**Charts and diagrams as code**
** begin **

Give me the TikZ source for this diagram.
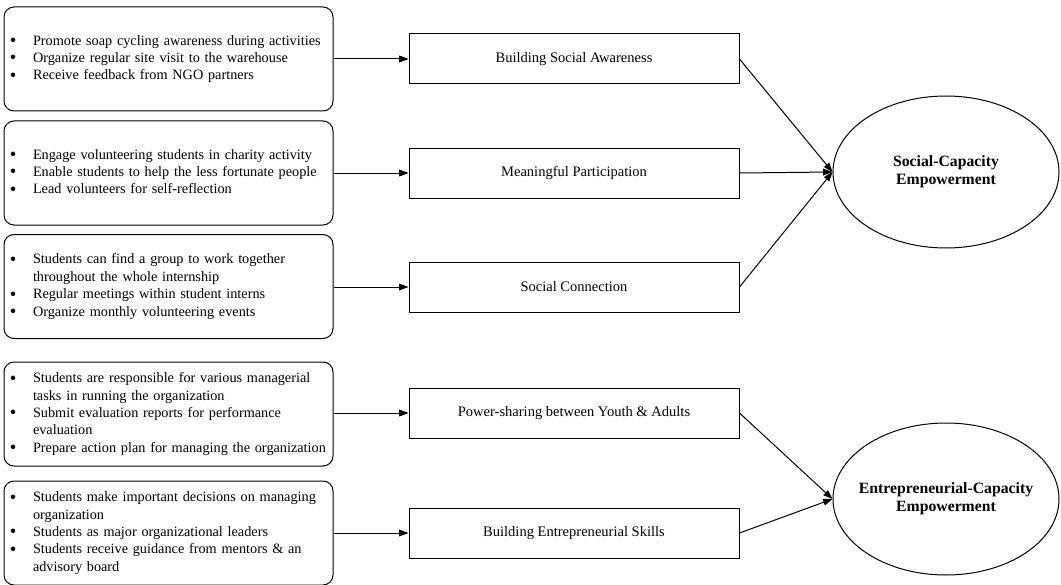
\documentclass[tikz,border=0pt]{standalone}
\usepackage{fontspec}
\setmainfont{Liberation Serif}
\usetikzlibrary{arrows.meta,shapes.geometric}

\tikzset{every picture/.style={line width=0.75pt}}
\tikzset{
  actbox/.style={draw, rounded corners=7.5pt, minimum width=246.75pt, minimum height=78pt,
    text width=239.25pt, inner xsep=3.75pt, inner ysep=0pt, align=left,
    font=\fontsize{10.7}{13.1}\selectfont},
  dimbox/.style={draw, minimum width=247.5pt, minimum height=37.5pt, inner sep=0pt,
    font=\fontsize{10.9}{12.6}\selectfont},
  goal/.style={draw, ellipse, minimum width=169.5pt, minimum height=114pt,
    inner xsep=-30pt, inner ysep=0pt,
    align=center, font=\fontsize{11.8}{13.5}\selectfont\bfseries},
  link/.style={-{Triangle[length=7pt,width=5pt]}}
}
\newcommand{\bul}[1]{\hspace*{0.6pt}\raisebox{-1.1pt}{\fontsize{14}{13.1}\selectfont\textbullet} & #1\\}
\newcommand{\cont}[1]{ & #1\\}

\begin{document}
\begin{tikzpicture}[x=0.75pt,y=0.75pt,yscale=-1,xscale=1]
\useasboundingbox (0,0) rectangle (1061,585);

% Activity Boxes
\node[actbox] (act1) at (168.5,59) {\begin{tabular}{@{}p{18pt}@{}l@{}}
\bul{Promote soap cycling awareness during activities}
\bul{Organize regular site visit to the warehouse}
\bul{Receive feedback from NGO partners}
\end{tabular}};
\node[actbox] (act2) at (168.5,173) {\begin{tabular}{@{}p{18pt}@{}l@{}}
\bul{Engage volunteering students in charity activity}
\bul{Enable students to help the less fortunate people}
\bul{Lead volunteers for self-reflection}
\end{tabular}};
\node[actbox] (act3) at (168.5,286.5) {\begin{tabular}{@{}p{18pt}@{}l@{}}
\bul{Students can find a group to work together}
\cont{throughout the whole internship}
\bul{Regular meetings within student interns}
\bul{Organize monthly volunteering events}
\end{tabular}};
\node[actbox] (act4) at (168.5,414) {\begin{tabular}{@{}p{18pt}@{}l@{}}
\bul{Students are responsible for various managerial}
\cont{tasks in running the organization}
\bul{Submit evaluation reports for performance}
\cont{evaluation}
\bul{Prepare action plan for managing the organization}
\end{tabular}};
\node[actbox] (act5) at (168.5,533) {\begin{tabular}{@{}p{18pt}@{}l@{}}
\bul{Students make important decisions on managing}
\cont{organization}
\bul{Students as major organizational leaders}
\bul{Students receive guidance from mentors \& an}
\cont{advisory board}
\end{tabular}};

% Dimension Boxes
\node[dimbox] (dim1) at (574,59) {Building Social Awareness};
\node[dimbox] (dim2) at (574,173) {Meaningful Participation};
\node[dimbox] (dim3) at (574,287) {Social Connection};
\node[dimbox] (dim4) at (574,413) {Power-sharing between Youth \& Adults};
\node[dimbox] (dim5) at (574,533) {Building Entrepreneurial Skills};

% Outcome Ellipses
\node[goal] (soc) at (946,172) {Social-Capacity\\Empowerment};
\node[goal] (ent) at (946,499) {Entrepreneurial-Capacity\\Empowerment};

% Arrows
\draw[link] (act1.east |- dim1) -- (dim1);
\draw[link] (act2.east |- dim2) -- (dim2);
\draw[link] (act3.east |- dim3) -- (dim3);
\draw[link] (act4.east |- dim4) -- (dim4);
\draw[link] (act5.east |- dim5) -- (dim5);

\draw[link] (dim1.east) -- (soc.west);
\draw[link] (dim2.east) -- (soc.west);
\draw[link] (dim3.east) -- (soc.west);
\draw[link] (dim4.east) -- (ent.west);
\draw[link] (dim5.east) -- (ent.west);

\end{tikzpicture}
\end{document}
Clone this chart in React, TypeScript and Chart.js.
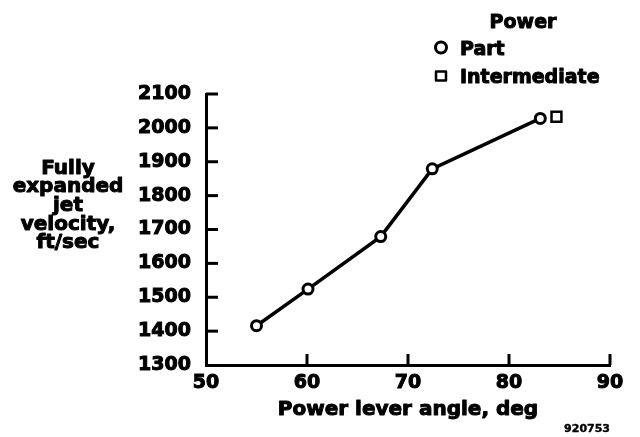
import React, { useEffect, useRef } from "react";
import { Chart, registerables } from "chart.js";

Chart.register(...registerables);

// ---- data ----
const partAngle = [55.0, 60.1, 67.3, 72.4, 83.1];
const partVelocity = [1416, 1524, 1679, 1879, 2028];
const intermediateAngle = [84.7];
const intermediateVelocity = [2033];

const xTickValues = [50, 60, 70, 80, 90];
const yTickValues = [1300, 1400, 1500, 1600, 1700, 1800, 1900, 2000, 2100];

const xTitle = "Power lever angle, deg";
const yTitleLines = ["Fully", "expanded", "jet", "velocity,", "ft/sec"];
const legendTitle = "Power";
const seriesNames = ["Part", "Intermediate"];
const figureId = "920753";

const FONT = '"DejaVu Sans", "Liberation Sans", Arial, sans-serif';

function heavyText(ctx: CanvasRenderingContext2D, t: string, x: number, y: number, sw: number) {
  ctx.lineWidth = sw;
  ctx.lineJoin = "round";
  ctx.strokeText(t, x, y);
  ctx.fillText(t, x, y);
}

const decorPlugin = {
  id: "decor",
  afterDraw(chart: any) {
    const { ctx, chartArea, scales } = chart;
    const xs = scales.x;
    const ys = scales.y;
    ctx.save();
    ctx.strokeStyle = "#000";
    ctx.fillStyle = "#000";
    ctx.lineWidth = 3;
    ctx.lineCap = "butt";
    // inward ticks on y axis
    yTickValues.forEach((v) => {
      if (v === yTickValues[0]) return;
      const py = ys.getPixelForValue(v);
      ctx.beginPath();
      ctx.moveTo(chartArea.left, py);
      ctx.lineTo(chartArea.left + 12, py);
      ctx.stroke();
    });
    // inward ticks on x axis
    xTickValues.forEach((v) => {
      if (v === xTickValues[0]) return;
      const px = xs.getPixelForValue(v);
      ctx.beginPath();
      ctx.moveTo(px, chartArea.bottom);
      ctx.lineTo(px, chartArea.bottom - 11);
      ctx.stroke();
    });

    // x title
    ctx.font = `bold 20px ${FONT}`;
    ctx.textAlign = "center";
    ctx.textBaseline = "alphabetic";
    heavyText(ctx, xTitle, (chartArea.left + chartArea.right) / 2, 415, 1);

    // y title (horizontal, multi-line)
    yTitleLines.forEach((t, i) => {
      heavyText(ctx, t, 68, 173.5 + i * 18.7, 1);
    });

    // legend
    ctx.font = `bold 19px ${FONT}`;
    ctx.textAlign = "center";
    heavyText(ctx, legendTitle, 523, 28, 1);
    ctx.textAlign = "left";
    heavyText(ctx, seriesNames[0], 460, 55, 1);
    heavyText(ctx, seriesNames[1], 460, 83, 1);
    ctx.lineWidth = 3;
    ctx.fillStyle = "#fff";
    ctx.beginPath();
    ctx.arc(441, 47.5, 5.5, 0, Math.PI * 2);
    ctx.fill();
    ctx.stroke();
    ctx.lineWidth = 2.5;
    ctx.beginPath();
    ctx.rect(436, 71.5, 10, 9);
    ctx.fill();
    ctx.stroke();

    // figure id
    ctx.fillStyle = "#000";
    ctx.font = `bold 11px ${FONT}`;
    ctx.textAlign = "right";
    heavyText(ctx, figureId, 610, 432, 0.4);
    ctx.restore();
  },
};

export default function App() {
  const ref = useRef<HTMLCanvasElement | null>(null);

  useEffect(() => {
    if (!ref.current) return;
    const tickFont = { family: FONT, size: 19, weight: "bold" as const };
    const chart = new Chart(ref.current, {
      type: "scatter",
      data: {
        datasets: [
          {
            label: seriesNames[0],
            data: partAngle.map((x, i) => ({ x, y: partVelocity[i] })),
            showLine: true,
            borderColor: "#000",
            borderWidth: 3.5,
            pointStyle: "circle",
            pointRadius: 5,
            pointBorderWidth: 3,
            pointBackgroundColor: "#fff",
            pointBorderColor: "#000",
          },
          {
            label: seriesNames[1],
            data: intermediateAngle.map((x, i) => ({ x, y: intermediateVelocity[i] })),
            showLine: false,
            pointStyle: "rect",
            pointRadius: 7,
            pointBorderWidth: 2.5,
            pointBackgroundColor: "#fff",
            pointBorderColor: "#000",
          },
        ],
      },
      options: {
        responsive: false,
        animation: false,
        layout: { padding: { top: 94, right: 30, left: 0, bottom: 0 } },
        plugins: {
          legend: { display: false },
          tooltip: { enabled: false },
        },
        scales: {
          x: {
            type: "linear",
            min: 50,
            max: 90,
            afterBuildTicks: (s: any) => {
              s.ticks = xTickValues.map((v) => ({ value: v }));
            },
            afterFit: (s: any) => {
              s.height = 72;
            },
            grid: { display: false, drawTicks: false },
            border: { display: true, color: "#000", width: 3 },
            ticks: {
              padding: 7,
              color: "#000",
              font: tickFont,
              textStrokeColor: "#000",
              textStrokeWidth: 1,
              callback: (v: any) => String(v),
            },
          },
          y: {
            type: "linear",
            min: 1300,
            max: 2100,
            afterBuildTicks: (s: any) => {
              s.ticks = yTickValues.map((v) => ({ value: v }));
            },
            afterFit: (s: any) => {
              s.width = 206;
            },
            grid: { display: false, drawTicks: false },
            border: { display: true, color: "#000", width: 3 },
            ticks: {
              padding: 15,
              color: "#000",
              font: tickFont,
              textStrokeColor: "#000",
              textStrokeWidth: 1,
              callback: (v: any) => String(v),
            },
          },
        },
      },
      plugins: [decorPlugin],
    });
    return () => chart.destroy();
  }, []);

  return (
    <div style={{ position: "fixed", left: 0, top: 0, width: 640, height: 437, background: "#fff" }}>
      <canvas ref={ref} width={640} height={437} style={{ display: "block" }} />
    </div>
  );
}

** end **

**DO THIS**
Retype the section that opens with the line holding "Clone this chart" and closes with the line holding "Chart.register(...registerables);", exactly as it reads, without any pictures.

**FINAL ANSWER**
Clone this chart in React, TypeScript and Chart.js.
import React, { useEffect, useRef } from "react";
import { Chart, registerables } from "chart.js";

Chart.register(...registerables);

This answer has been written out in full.